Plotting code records
**********
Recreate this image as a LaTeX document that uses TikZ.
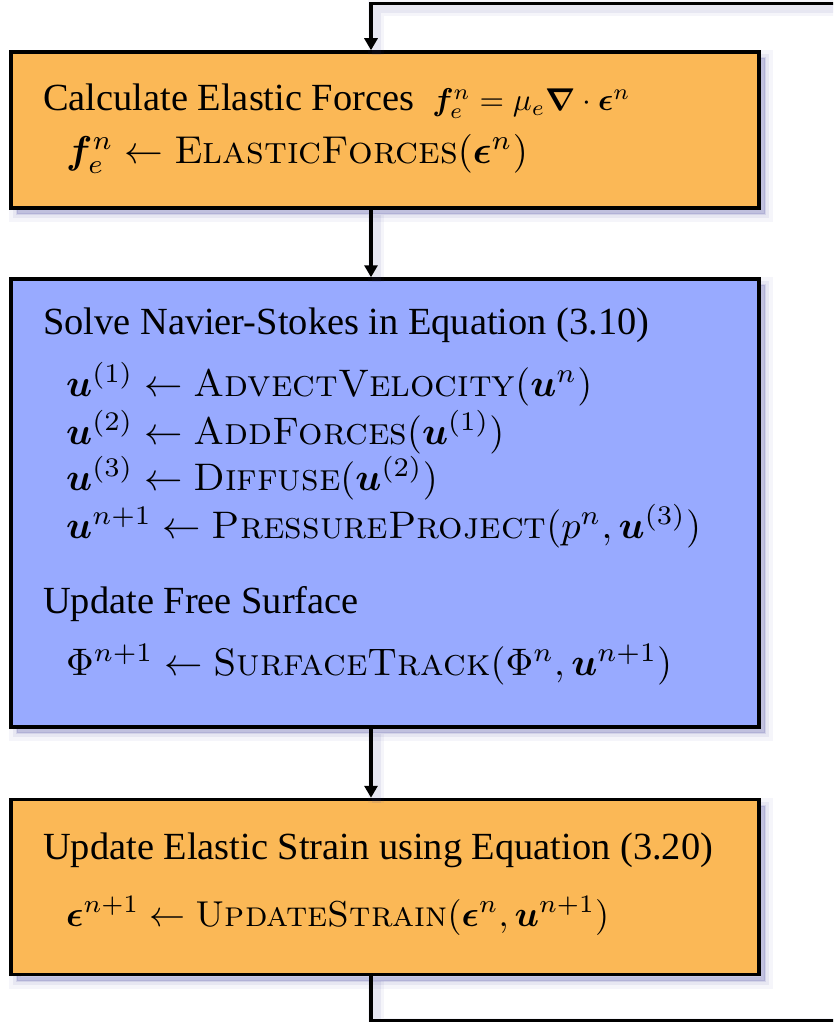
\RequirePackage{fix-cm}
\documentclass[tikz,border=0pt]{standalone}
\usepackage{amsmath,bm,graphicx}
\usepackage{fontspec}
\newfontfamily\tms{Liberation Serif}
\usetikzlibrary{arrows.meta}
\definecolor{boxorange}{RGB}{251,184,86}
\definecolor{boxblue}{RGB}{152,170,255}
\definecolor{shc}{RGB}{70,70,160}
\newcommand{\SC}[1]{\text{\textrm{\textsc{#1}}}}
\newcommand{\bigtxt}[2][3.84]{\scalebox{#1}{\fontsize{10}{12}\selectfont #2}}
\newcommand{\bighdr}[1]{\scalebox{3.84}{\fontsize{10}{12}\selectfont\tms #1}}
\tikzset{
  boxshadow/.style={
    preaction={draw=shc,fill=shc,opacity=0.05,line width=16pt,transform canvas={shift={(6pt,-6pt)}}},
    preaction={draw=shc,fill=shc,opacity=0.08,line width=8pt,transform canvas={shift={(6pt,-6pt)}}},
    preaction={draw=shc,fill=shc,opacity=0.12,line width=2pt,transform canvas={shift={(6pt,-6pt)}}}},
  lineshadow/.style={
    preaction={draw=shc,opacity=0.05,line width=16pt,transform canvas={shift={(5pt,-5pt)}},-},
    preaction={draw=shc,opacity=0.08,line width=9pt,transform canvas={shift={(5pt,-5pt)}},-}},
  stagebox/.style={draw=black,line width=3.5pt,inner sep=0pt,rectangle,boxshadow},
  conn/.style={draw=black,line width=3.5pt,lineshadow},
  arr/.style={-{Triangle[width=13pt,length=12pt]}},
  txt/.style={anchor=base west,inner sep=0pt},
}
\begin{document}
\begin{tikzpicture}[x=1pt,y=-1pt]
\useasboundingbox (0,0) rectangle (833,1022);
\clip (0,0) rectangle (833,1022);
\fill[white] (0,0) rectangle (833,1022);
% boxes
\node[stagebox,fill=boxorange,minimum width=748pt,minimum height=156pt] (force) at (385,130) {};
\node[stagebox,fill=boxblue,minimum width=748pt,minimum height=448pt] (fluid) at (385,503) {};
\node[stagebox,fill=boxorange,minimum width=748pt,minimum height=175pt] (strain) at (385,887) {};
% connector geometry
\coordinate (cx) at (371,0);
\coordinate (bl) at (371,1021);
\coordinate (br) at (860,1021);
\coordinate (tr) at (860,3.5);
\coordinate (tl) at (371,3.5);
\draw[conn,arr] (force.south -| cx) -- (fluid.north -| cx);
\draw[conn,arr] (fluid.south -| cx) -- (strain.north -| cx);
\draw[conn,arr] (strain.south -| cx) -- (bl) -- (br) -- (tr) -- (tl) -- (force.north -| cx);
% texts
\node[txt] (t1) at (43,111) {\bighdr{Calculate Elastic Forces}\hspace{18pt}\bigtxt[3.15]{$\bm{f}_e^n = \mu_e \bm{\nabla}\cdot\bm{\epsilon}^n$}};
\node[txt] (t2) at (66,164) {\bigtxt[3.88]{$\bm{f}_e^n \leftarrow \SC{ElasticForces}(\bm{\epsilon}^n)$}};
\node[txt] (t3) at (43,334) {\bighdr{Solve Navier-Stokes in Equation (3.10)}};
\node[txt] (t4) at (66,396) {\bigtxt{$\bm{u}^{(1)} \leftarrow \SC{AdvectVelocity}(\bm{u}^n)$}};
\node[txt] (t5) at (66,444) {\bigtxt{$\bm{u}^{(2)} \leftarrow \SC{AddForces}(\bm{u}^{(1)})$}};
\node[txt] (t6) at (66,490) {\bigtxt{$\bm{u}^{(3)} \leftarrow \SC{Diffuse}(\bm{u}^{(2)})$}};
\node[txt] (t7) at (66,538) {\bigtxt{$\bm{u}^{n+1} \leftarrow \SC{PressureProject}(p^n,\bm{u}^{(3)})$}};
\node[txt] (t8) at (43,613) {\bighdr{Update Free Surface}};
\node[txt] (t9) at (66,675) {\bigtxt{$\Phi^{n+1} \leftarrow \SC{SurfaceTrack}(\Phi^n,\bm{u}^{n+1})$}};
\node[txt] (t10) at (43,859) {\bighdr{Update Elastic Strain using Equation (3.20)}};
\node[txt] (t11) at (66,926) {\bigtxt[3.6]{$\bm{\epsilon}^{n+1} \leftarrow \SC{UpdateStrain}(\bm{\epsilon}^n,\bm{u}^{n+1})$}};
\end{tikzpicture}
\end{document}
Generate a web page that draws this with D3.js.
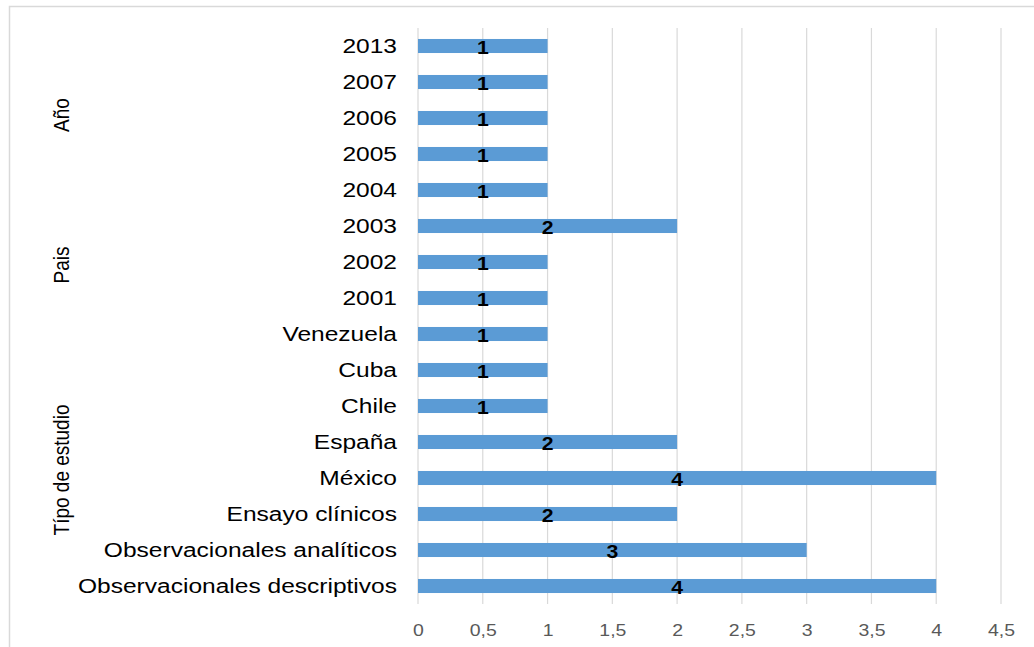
**********
GOAL OF THE EXERCISE
Leave out the pictures and copy the rest of the material above exactly.

SOLUTION
Recreate this image as a LaTeX document that uses TikZ.
\RequirePackage{fix-cm}
\documentclass[tikz,border=0pt]{standalone}
\usepackage{amsmath,bm,graphicx}
\usepackage{fontspec}
\newfontfamily\tms{Liberation Serif}
\usetikzlibrary{arrows.meta}
\definecolor{boxorange}{RGB}{251,184,86}
\definecolor{boxblue}{RGB}{152,170,255}
\definecolor{shc}{RGB}{70,70,160}
\newcommand{\SC}[1]{\text{\textrm{\textsc{#1}}}}
\newcommand{\bigtxt}[2][3.84]{\scalebox{#1}{\fontsize{10}{12}\selectfont #2}}
\newcommand{\bighdr}[1]{\scalebox{3.84}{\fontsize{10}{12}\selectfont\tms #1}}
\tikzset{
  boxshadow/.style={
    preaction={draw=shc,fill=shc,opacity=0.05,line width=16pt,transform canvas={shift={(6pt,-6pt)}}},
    preaction={draw=shc,fill=shc,opacity=0.08,line width=8pt,transform canvas={shift={(6pt,-6pt)}}},
    preaction={draw=shc,fill=shc,opacity=0.12,line width=2pt,transform canvas={shift={(6pt,-6pt)}}}},
  lineshadow/.style={
    preaction={draw=shc,opacity=0.05,line width=16pt,transform canvas={shift={(5pt,-5pt)}},-},
    preaction={draw=shc,opacity=0.08,line width=9pt,transform canvas={shift={(5pt,-5pt)}},-}},
  stagebox/.style={draw=black,line width=3.5pt,inner sep=0pt,rectangle,boxshadow},
  conn/.style={draw=black,line width=3.5pt,lineshadow},
  arr/.style={-{Triangle[width=13pt,length=12pt]}},
  txt/.style={anchor=base west,inner sep=0pt},
}
\begin{document}
\begin{tikzpicture}[x=1pt,y=-1pt]
\useasboundingbox (0,0) rectangle (833,1022);
\clip (0,0) rectangle (833,1022);
\fill[white] (0,0) rectangle (833,1022);
% boxes
\node[stagebox,fill=boxorange,minimum width=748pt,minimum height=156pt] (force) at (385,130) {};
\node[stagebox,fill=boxblue,minimum width=748pt,minimum height=448pt] (fluid) at (385,503) {};
\node[stagebox,fill=boxorange,minimum width=748pt,minimum height=175pt] (strain) at (385,887) {};
% connector geometry
\coordinate (cx) at (371,0);
\coordinate (bl) at (371,1021);
\coordinate (br) at (860,1021);
\coordinate (tr) at (860,3.5);
\coordinate (tl) at (371,3.5);
\draw[conn,arr] (force.south -| cx) -- (fluid.north -| cx);
\draw[conn,arr] (fluid.south -| cx) -- (strain.north -| cx);
\draw[conn,arr] (strain.south -| cx) -- (bl) -- (br) -- (tr) -- (tl) -- (force.north -| cx);
% texts
\node[txt] (t1) at (43,111) {\bighdr{Calculate Elastic Forces}\hspace{18pt}\bigtxt[3.15]{$\bm{f}_e^n = \mu_e \bm{\nabla}\cdot\bm{\epsilon}^n$}};
\node[txt] (t2) at (66,164) {\bigtxt[3.88]{$\bm{f}_e^n \leftarrow \SC{ElasticForces}(\bm{\epsilon}^n)$}};
\node[txt] (t3) at (43,334) {\bighdr{Solve Navier-Stokes in Equation (3.10)}};
\node[txt] (t4) at (66,396) {\bigtxt{$\bm{u}^{(1)} \leftarrow \SC{AdvectVelocity}(\bm{u}^n)$}};
\node[txt] (t5) at (66,444) {\bigtxt{$\bm{u}^{(2)} \leftarrow \SC{AddForces}(\bm{u}^{(1)})$}};
\node[txt] (t6) at (66,490) {\bigtxt{$\bm{u}^{(3)} \leftarrow \SC{Diffuse}(\bm{u}^{(2)})$}};
\node[txt] (t7) at (66,538) {\bigtxt{$\bm{u}^{n+1} \leftarrow \SC{PressureProject}(p^n,\bm{u}^{(3)})$}};
\node[txt] (t8) at (43,613) {\bighdr{Update Free Surface}};
\node[txt] (t9) at (66,675) {\bigtxt{$\Phi^{n+1} \leftarrow \SC{SurfaceTrack}(\Phi^n,\bm{u}^{n+1})$}};
\node[txt] (t10) at (43,859) {\bighdr{Update Elastic Strain using Equation (3.20)}};
\node[txt] (t11) at (66,926) {\bigtxt[3.6]{$\bm{\epsilon}^{n+1} \leftarrow \SC{UpdateStrain}(\bm{\epsilon}^n,\bm{u}^{n+1})$}};
\end{tikzpicture}
\end{document}
Generate a web page that draws this with D3.js.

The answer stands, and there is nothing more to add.